As a lifelong hip-hop music lover, born and raised on old-school, 90s rap, I had quite high expectations for this Super Bowl performance. Upon first hearing of the lineup of legendary hip-hop artists, I couldn’t help but think it would be the best, most unforgettable halftime show of the Super Bowl I had ever seen.
Also, perhaps the laid-back nature of West Coast hip-hop, hints of East Coast rap, plus nods to modern-day rap would provide a breath of fresh air contrary to the previously loud and energetic performances of Katy Perry and Beyonce.
With all of this potential, the show was already bound to be amazing… right.
However, some believed that the show which was centered upon 90s music naturally targeted a rather older audience. Kennedy Polk (10) said, “I thought it was just okay, but my parents thought it was the best halftime show of all time. They knew every word to every song. I think it appealed to them more than me because they grew up listening to those songs.”

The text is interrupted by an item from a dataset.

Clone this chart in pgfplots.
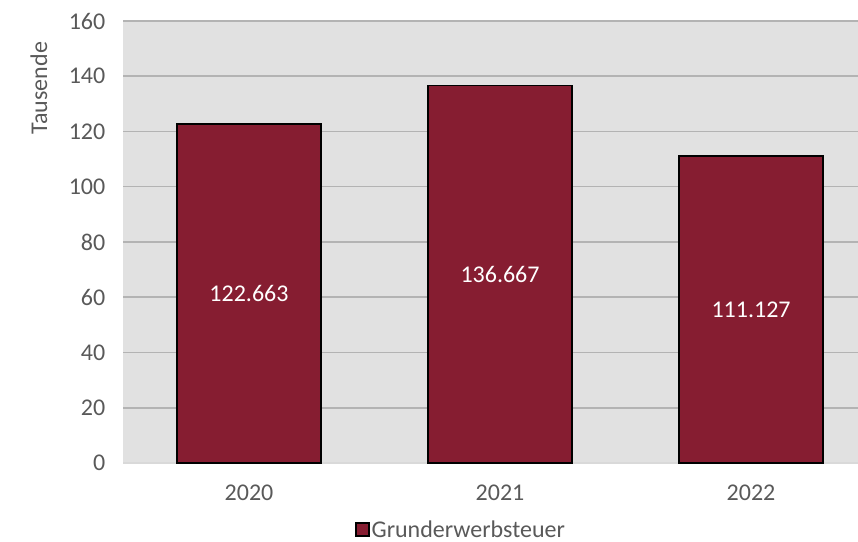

On the other hand, other St. Mary’s students were long prepared for this performance thanks to their parents’ extensive hip-hop knowledge. Anna Katherine Farmer (12), said, “My mom and I were so excited for the halftime show. Mary J. Bilge was incredible. I knew the words to so many of the songs because of [my mom’s] long-lasting love for them. It was awesome.”
In an attempt to draw in a younger audience, the show included Compton’s very own Kendrick Lamar. I truly appreciated his appearance in the lineup. His performance of hits “Alright” and “m.A.A.d City” were a perfect portrayal of the evolution of hip-hop throughout the decades.
But, I was disappointed to see that some artists missed out on performing some of their most well-known songs. I would have loved to hear Snoop Dogg sing “Drop It Like It’s Hot,” a staple song of 90s rap…and absolute banger. It also would have been great to hear more from Eminem during the show. How epic would it have been to hear “The Real Slim Shady,” or “8 Mile.”
The halftime show undoubtedly made hip-hop history. But, since it consisted mostly of 90s and early 2000s music, it became difficult for the young teenage audience to appreciate and thoroughly enjoy the performance. A lineup of unforgettable artists put on a great show, yes, but in my opinion, it did not come close to the legendary halftime shows of Coldplay in 2016 or Shakira and Jennifer Lopez in 2020.